I now know who the voice reminds me of, so I take a guess. "Mr. Ed?" I say, half-jokingly.
"Close, but no cigar," he answers.
"Sir, you have me at a disadvantage," I say.
"Let me introduce myself then," he says. "I'm Barbaro. At least that's what you folks call me."
"Barbaro...as in the horse?" I ask with skepticism.
"You got it," he says.
"A horse is a horse," I say.
"Of course, of course," he says.
"And no one can talk to a horse, of course," I say.
"That is, of course," he continues, "unless the horse is the famous Barbaro."
"You do have a nice singing voice," I compliment him.
"A little too baritone for my tastes," he says modestly.
"Okay," I say. "I'll play your little game. Let's say you are Barbaro, why are you calling me?"
"I need a public forum, and I've heard that up to three people read your blog each day."
"Why thanks," I say. I'm blushing. It's not often one gets complimented by a Kentucky Derby winner. "So, why do you need a public forum," I ask.
"Well, I just want to thank everyone for their cards and letters."
"Cards and letters?" I ask, being totally in the dark.
"Oh yes," Barbaro says, "and flowers too. The outpouring of concern and condolences has been truly amazing."
"You mean," I ask, "that humans are sending get-well cards to a horse?"
"And, I take it you have a problem with that?" Barbaro asks me.
"Well, you are a horse," I say.
"Perhaps, you don't believe horses have feelings. Hey, cut me, I bleed. I gotta tell you those cards have done a lot to cheer me up."
"You do sound pretty chipper for a horse that has just lost any chance of ever racing again."
"You think I like racing?" Barbaro asks.
"You don't?" I say incredulously.
"Heavens no!" he answers. "It's hard work. I'm just in it for the perks."
"The perks?" I ask.
"I'm guessing you've never tried to impress a filly," he says.
"You would be correct," I quickly assure him.
"Listen, pal," he says, "nothing turns a pretty little filly's head like a Kentucky Derby win."
"I've heard you have quite an eye for the ladies," I say.
"Big time," he says. "I don't know if its the Percocet, or what, but I'm feeling friskier than a teenager on prom night."
"I don't need the analogies," I say. "This is a G-rated blog.
"Sorry," he says. "I do get carried away sometimes."
"Yeah, in an ambulance," I joke.
"That's not funny," he says. "I almost died out there."
"Well, you're still not out of the woods," I say.
"What? Do you know something I don't know?" He sounds scared, and I'm wishing I had kept my mouth shut.
"Uh, no, not at all," I say. I probably should have left it at that, but with my big mouth, I keep on. "But you are a horse, and they shoot horses, don't they?"

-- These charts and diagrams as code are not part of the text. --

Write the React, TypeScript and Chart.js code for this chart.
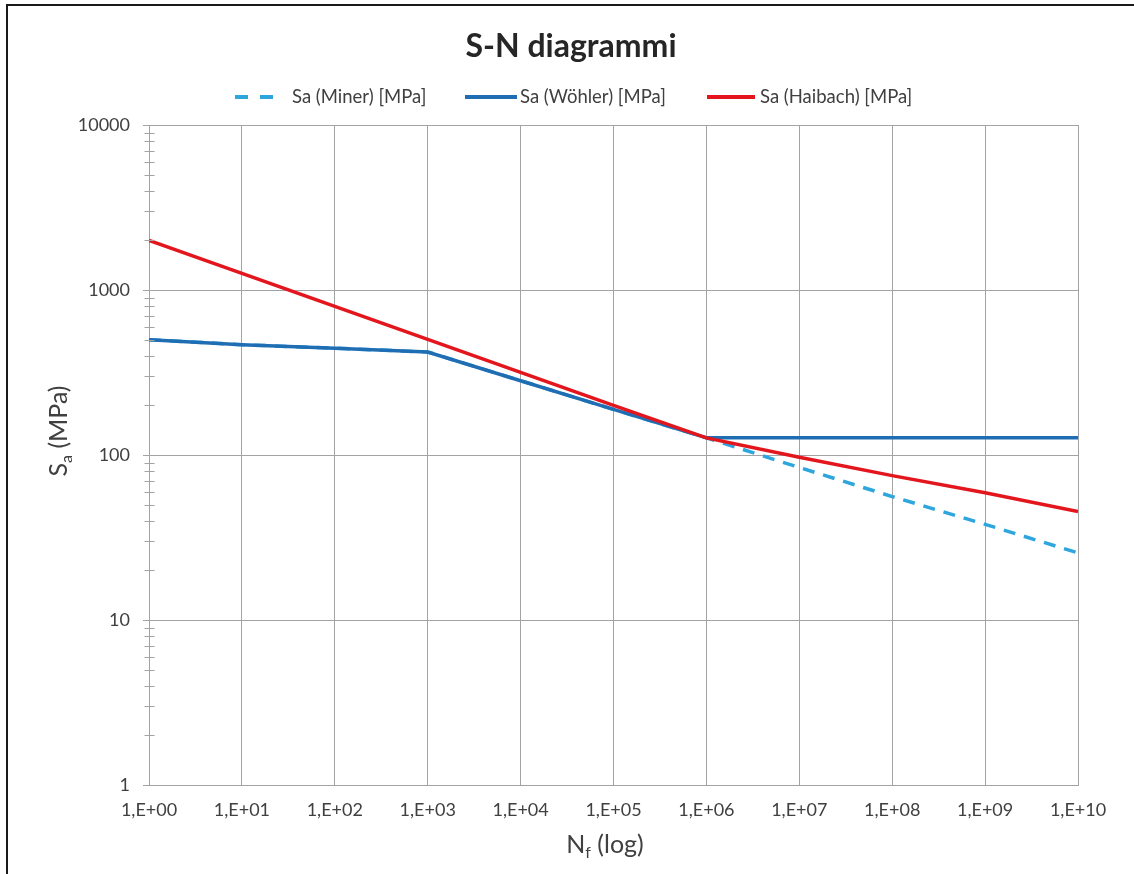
import React, { useEffect, useRef } from "react";
import { Chart, registerables } from "chart.js";

Chart.register(...registerables);

// ---- data ----
const chartTitle = "S-N diagrammi";
const seriesNames = ["Sa (Miner) [MPa]", "Sa (Wöhler) [MPa]", "Sa (Haibach) [MPa]"];
const cycles = [1, 1e1, 1e2, 1e3, 1e4, 1e5, 1e6, 1e7, 1e8, 1e9, 1e10];
const saMiner = [500, 466, 444, 421, 282, 189, 127, 84, 56, 38, 25.5];
const saWohler = [500, 466, 444, 421, 282, 189, 127, 127, 127, 127, 127];
const saHaibach = [2000, 1262, 796, 502, 317, 200, 127, 97, 75, 59, 45.5];
const xTickValues = [1, 1e1, 1e2, 1e3, 1e4, 1e5, 1e6, 1e7, 1e8, 1e9, 1e10];
const xTickLabels = ["1,E+00", "1,E+01", "1,E+02", "1,E+03", "1,E+04", "1,E+05", "1,E+06", "1,E+07", "1,E+08", "1,E+09", "1,E+10"];
const yTickValues = [1, 10, 100, 1000, 10000];
const yTickLabels = ["1", "10", "100", "1000", "10000"];
const xTitleParts = [{ t: "N" }, { t: "f", sub: true }, { t: " (log)" }];
const yTitleParts = [{ t: "S" }, { t: "a", sub: true }, { t: " (MPa)" }];

// ---- styles ----
const colMiner = "#2ea6dd";
const colWohler = "#1f6eb3";
const colHaibach = "#e3161d";
const gridCol = "#a3a3a3";
const textCol = "#404040";
const FONT = "Lato";

type Part = { t: string; sub?: boolean };

function richWidth(ctx: CanvasRenderingContext2D, parts: Part[], size: number, subSize: number) {
  let w = 0;
  for (const p of parts) {
    ctx.font = `${p.sub ? subSize : size}px ${FONT}`;
    w += ctx.measureText(p.t).width;
  }
  return w;
}

function drawRich(ctx: CanvasRenderingContext2D, parts: Part[], cx: number, baseline: number, size: number, subSize: number, subDrop: number) {
  const total = richWidth(ctx, parts, size, subSize);
  let x = cx - total / 2;
  ctx.textAlign = "left";
  ctx.textBaseline = "alphabetic";
  for (const p of parts) {
    ctx.font = `${p.sub ? subSize : size}px ${FONT}`;
    ctx.fillText(p.t, x, baseline + (p.sub ? subDrop : 0));
    x += ctx.measureText(p.t).width;
  }
}

const decorPlugin = {
  id: "decor",
  afterDraw(chart: any) {
    const ctx: CanvasRenderingContext2D = chart.ctx;
    ctx.save();

    // outer frame (left + top edges visible)
    ctx.strokeStyle = "#1a1a1a";
    ctx.lineWidth = 2;
    ctx.beginPath();
    ctx.moveTo(7, chart.height);
    ctx.lineTo(7, 5);
    ctx.lineTo(chart.width, 5);
    ctx.stroke();

    // title
    ctx.fillStyle = "#262626";
    ctx.font = `bold 32px ${FONT}`;
    ctx.textAlign = "center";
    ctx.textBaseline = "alphabetic";
    ctx.fillText(chartTitle, 571, 57);

    // legend
    const ly = 97;
    ctx.font = `18.5px ${FONT}`;
    ctx.textAlign = "left";
    ctx.textBaseline = "middle";
    ctx.lineWidth = 4;
    ctx.lineCap = "butt";
    // Miner (dashed)
    ctx.strokeStyle = colMiner;
    ctx.setLineDash([13, 12]);
    ctx.beginPath();
    ctx.moveTo(235, ly);
    ctx.lineTo(273, ly);
    ctx.stroke();
    ctx.setLineDash([]);
    ctx.fillStyle = textCol;
    ctx.fillText(seriesNames[0], 292, ly);
    // Wöhler
    ctx.strokeStyle = colWohler;
    ctx.beginPath();
    ctx.moveTo(465, ly);
    ctx.lineTo(517, ly);
    ctx.stroke();
    ctx.fillText(seriesNames[1], 520, ly);
    // Haibach
    ctx.strokeStyle = colHaibach;
    ctx.beginPath();
    ctx.moveTo(707, ly);
    ctx.lineTo(755, ly);
    ctx.stroke();
    ctx.fillText(seriesNames[2], 760, ly);

    // minor ticks on y axis
    const ys = chart.scales.y;
    const ax = Math.round(ys.right) + 0.5;
    ctx.strokeStyle = gridCol;
    ctx.lineWidth = 1;
    ctx.beginPath();
    for (let d = 0; d < yTickValues.length - 1; d++) {
      for (let m = 2; m <= 9; m++) {
        const v = m * yTickValues[d];
        const py = Math.round(ys.getPixelForValue(v)) + 0.5;
        ctx.moveTo(ax - 5, py);
        ctx.lineTo(ax + 5, py);
      }
    }
    ctx.stroke();

    // axis titles
    ctx.fillStyle = textCol;
    drawRich(ctx, xTitleParts, 605, 853, 25, 16, 5);
    ctx.save();
    ctx.translate(67, 431);
    ctx.rotate(-Math.PI / 2);
    drawRich(ctx, yTitleParts, 0, 0, 25, 16, 5);
    ctx.restore();

    ctx.restore();
  },
};

export default function App() {
  const ref = useRef<HTMLCanvasElement | null>(null);

  useEffect(() => {
    if (!ref.current) return;
    const toPts = (arr: number[]) => cycles.map((c, i) => ({ x: c, y: arr[i] }));
    const chart = new Chart(ref.current, {
      type: "line",
      data: {
        datasets: [
          {
            label: seriesNames[0],
            data: toPts(saMiner),
            borderColor: colMiner,
            backgroundColor: colMiner,
            borderWidth: 3.5,
            borderDash: [12, 9],
            pointRadius: 0,
            tension: 0,
            order: 3,
          },
          {
            label: seriesNames[1],
            data: toPts(saWohler),
            borderColor: colWohler,
            backgroundColor: colWohler,
            borderWidth: 3.5,
            pointRadius: 0,
            tension: 0,
            order: 2,
          },
          {
            label: seriesNames[2],
            data: toPts(saHaibach),
            borderColor: colHaibach,
            backgroundColor: colHaibach,
            borderWidth: 3.5,
            pointRadius: 0,
            tension: 0,
            order: 1,
          },
        ],
      },
      options: {
        responsive: false,
        animation: false,
        devicePixelRatio: 1,
        layout: { padding: { top: 125, right: 56, left: 0, bottom: 0 } },
        plugins: {
          legend: { display: false },
          title: { display: false },
          tooltip: { enabled: false },
        },
        scales: {
          x: {
            type: "logarithmic",
            min: 1,
            max: 1e10,
            afterBuildTicks: (s: any) => {
              s.ticks = xTickValues.map((v) => ({ value: v }));
            },
            afterFit: (s: any) => {
              s.height = 89;
            },
            ticks: {
              autoSkip: false,
              maxRotation: 0,
              padding: 14,
              color: textCol,
              font: { family: FONT, size: 18 },
              callback: (_v: any, i: number) => xTickLabels[i],
            },
            grid: { color: gridCol, lineWidth: 1, drawTicks: false },
            border: { color: gridCol, width: 1 },
          },
          y: {
            type: "logarithmic",
            min: 1,
            max: 10000,
            afterBuildTicks: (s: any) => {
              s.ticks = yTickValues.map((v) => ({ value: v }));
            },
            afterFit: (s: any) => {
              s.width = 149;
            },
            ticks: {
              autoSkip: false,
              padding: 13,
              color: textCol,
              font: { family: FONT, size: 18 },
              callback: (_v: any, i: number) => yTickLabels[i],
            },
            grid: { color: gridCol, lineWidth: 1, drawTicks: true, tickLength: 6 },
            border: { color: gridCol, width: 1 },
          },
        },
      },
      plugins: [decorPlugin],
    });
    return () => chart.destroy();
  }, []);

  return (
    <div style={{ position: "absolute", left: 0, top: 0, width: 1134, height: 874, background: "#fff" }}>
      <canvas ref={ref} width={1134} height={874} style={{ display: "block" }} />
    </div>
  );
}
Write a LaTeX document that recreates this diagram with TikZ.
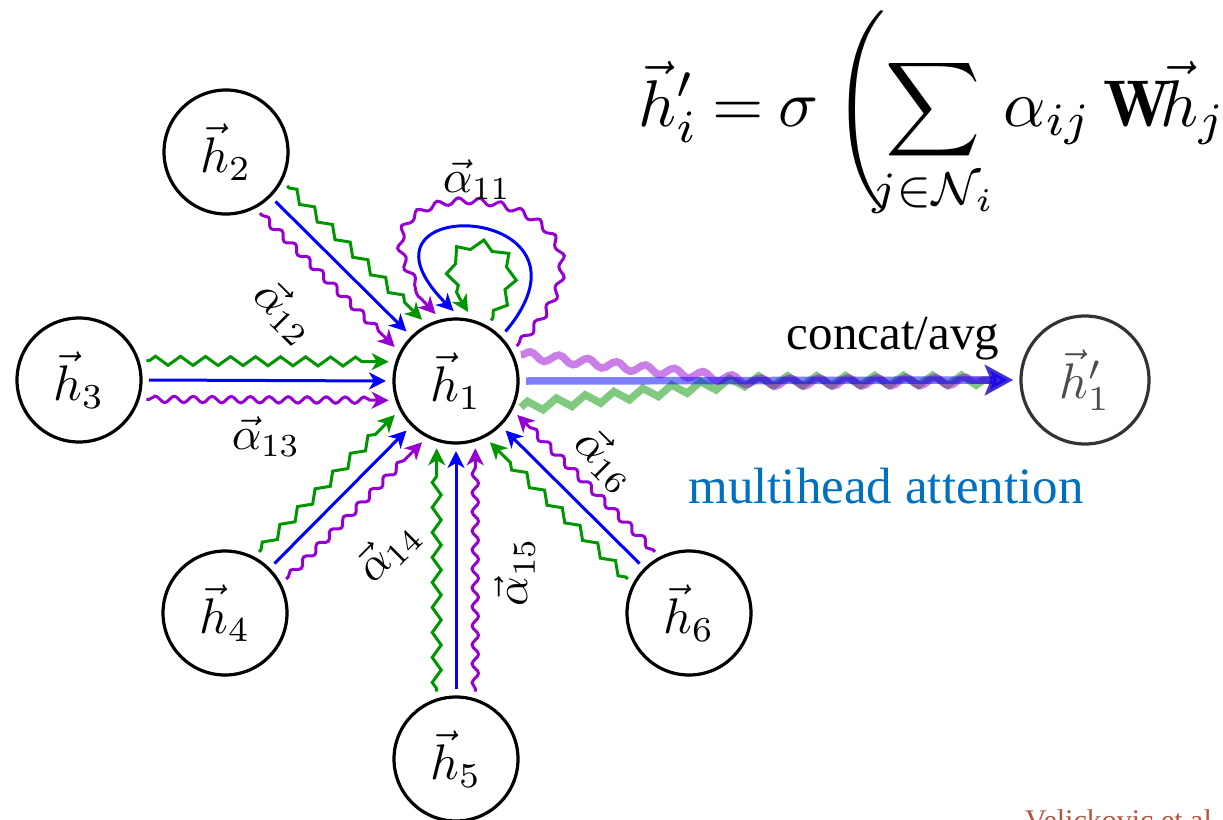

"What are you suggesting?" he asks with genuine terror in his voice. I know I've gone too far.
"Nothing...nothing at all. It's just an old movie. Forget I ever said it." I try to be reassuring, but somehow I think this horse sees right through my charade.
"Stop playing charades," he says. "This is serious. What do you mean they shoot horses?"
"Well, in the old days...I mean many many years ago, they would shoot horses when they broke a leg." I continue, "But they say you're doing well. In fact, I heard you have a fifty-fifty chance of not being shot." I realize instantly that that didn't come out the way I had hoped.
"Fifty-fifty?" He asks. "And, that's supposed to make me feel good?"
"Hey, I wouldn't worry about it," I say.
"I'm sure you wouldn't," he says. "You're not a horse."
"Come on. Calm down," I encourage him. "Besides I bet there's a cute little filly nearby that could get your mind off your leg problems."
"Suddenly, that doesn't interest me so much," he says. "I guess you think I'm just some shallow stud who only wants to hang around the stable waiting to mate. There's a lot more to me than that. You humans are all alike."
"Hey, I'm sorry," I say. "Maybe I am a horse bigot."
"Apology accepted," he says graciously. "I guess the realization that I might not make it has hit me rather hard. I really don't know what I'm going to.....well, hellooo there."
"Who are you talking to?" I ask.
"Hey, gotta go," he says, his mood seems markedly improved. "This little filly just sauntered over, and I have a Derby medal I think she just might want to see. I hope she doesn't notice my limp. That can really turn the gals off."
With that, the phone went dead. And, now I'm back to trying to come up with something to write about. I'm still drawing blanks.